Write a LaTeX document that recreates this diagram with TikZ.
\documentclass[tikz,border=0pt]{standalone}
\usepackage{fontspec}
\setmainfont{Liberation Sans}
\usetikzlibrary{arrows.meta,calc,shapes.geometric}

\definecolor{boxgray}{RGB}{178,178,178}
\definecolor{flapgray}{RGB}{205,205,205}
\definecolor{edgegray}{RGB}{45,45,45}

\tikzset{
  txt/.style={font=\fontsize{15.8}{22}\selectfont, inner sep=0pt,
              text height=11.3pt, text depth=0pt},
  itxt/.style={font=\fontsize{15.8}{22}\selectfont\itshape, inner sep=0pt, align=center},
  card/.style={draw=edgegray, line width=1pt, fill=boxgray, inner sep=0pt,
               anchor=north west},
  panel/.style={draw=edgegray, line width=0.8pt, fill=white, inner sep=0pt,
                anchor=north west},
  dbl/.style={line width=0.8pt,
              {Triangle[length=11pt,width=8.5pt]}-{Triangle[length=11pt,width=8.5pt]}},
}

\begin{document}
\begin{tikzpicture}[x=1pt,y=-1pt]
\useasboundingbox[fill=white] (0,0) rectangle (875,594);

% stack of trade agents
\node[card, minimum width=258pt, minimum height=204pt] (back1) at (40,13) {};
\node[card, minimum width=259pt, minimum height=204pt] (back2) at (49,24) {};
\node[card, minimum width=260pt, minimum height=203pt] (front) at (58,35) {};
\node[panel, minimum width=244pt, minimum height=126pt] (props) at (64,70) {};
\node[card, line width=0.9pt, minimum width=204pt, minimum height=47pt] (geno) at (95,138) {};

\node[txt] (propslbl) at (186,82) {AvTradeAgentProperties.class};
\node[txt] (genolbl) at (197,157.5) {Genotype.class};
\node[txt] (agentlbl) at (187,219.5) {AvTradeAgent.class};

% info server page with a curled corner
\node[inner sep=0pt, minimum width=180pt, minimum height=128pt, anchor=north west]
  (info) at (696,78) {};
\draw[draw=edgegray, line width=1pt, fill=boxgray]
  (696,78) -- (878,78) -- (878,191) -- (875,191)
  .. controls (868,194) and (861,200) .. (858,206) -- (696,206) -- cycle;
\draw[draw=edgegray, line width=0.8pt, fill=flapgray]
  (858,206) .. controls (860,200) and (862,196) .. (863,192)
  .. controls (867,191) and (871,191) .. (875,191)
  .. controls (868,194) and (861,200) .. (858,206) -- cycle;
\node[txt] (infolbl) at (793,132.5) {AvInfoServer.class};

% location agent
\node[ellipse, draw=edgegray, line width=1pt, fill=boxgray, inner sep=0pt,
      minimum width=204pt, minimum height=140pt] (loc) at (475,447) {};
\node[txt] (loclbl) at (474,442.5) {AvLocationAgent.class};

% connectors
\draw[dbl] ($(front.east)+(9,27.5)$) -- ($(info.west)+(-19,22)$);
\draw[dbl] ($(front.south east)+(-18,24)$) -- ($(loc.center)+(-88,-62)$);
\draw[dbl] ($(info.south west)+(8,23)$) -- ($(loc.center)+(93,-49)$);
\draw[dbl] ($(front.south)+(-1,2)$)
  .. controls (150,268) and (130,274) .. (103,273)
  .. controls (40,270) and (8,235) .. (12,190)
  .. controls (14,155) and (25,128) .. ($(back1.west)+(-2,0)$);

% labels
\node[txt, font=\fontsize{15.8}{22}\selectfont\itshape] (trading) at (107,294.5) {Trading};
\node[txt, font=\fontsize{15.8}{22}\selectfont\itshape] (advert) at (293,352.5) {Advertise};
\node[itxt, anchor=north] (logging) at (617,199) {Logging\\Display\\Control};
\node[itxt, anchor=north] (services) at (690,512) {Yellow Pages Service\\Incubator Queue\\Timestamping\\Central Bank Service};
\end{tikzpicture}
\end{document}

TASK TO COMPLETE:
Copy out each line above, character for character.

THE REPLY:
Write a LaTeX document that recreates this diagram with TikZ.
\documentclass[tikz,border=0pt]{standalone}
\usepackage{fontspec}
\setmainfont{Liberation Sans}
\usetikzlibrary{arrows.meta,calc,shapes.geometric}

\definecolor{boxgray}{RGB}{178,178,178}
\definecolor{flapgray}{RGB}{205,205,205}
\definecolor{edgegray}{RGB}{45,45,45}

\tikzset{
  txt/.style={font=\fontsize{15.8}{22}\selectfont, inner sep=0pt,
              text height=11.3pt, text depth=0pt},
  itxt/.style={font=\fontsize{15.8}{22}\selectfont\itshape, inner sep=0pt, align=center},
  card/.style={draw=edgegray, line width=1pt, fill=boxgray, inner sep=0pt,
               anchor=north west},
  panel/.style={draw=edgegray, line width=0.8pt, fill=white, inner sep=0pt,
                anchor=north west},
  dbl/.style={line width=0.8pt,
              {Triangle[length=11pt,width=8.5pt]}-{Triangle[length=11pt,width=8.5pt]}},
}

\begin{document}
\begin{tikzpicture}[x=1pt,y=-1pt]
\useasboundingbox[fill=white] (0,0) rectangle (875,594);

% stack of trade agents
\node[card, minimum width=258pt, minimum height=204pt] (back1) at (40,13) {};
\node[card, minimum width=259pt, minimum height=204pt] (back2) at (49,24) {};
\node[card, minimum width=260pt, minimum height=203pt] (front) at (58,35) {};
\node[panel, minimum width=244pt, minimum height=126pt] (props) at (64,70) {};
\node[card, line width=0.9pt, minimum width=204pt, minimum height=47pt] (geno) at (95,138) {};

\node[txt] (propslbl) at (186,82) {AvTradeAgentProperties.class};
\node[txt] (genolbl) at (197,157.5) {Genotype.class};
\node[txt] (agentlbl) at (187,219.5) {AvTradeAgent.class};

% info server page with a curled corner
\node[inner sep=0pt, minimum width=180pt, minimum height=128pt, anchor=north west]
  (info) at (696,78) {};
\draw[draw=edgegray, line width=1pt, fill=boxgray]
  (696,78) -- (878,78) -- (878,191) -- (875,191)
  .. controls (868,194) and (861,200) .. (858,206) -- (696,206) -- cycle;
\draw[draw=edgegray, line width=0.8pt, fill=flapgray]
  (858,206) .. controls (860,200) and (862,196) .. (863,192)
  .. controls (867,191) and (871,191) .. (875,191)
  .. controls (868,194) and (861,200) .. (858,206) -- cycle;
\node[txt] (infolbl) at (793,132.5) {AvInfoServer.class};

% location agent
\node[ellipse, draw=edgegray, line width=1pt, fill=boxgray, inner sep=0pt,
      minimum width=204pt, minimum height=140pt] (loc) at (475,447) {};
\node[txt] (loclbl) at (474,442.5) {AvLocationAgent.class};

% connectors
\draw[dbl] ($(front.east)+(9,27.5)$) -- ($(info.west)+(-19,22)$);
\draw[dbl] ($(front.south east)+(-18,24)$) -- ($(loc.center)+(-88,-62)$);
\draw[dbl] ($(info.south west)+(8,23)$) -- ($(loc.center)+(93,-49)$);
\draw[dbl] ($(front.south)+(-1,2)$)
  .. controls (150,268) and (130,274) .. (103,273)
  .. controls (40,270) and (8,235) .. (12,190)
  .. controls (14,155) and (25,128) .. ($(back1.west)+(-2,0)$);

% labels
\node[txt, font=\fontsize{15.8}{22}\selectfont\itshape] (trading) at (107,294.5) {Trading};
\node[txt, font=\fontsize{15.8}{22}\selectfont\itshape] (advert) at (293,352.5) {Advertise};
\node[itxt, anchor=north] (logging) at (617,199) {Logging\\Display\\Control};
\node[itxt, anchor=north] (services) at (690,512) {Yellow Pages Service\\Incubator Queue\\Timestamping\\Central Bank Service};
\end{tikzpicture}
\end{document}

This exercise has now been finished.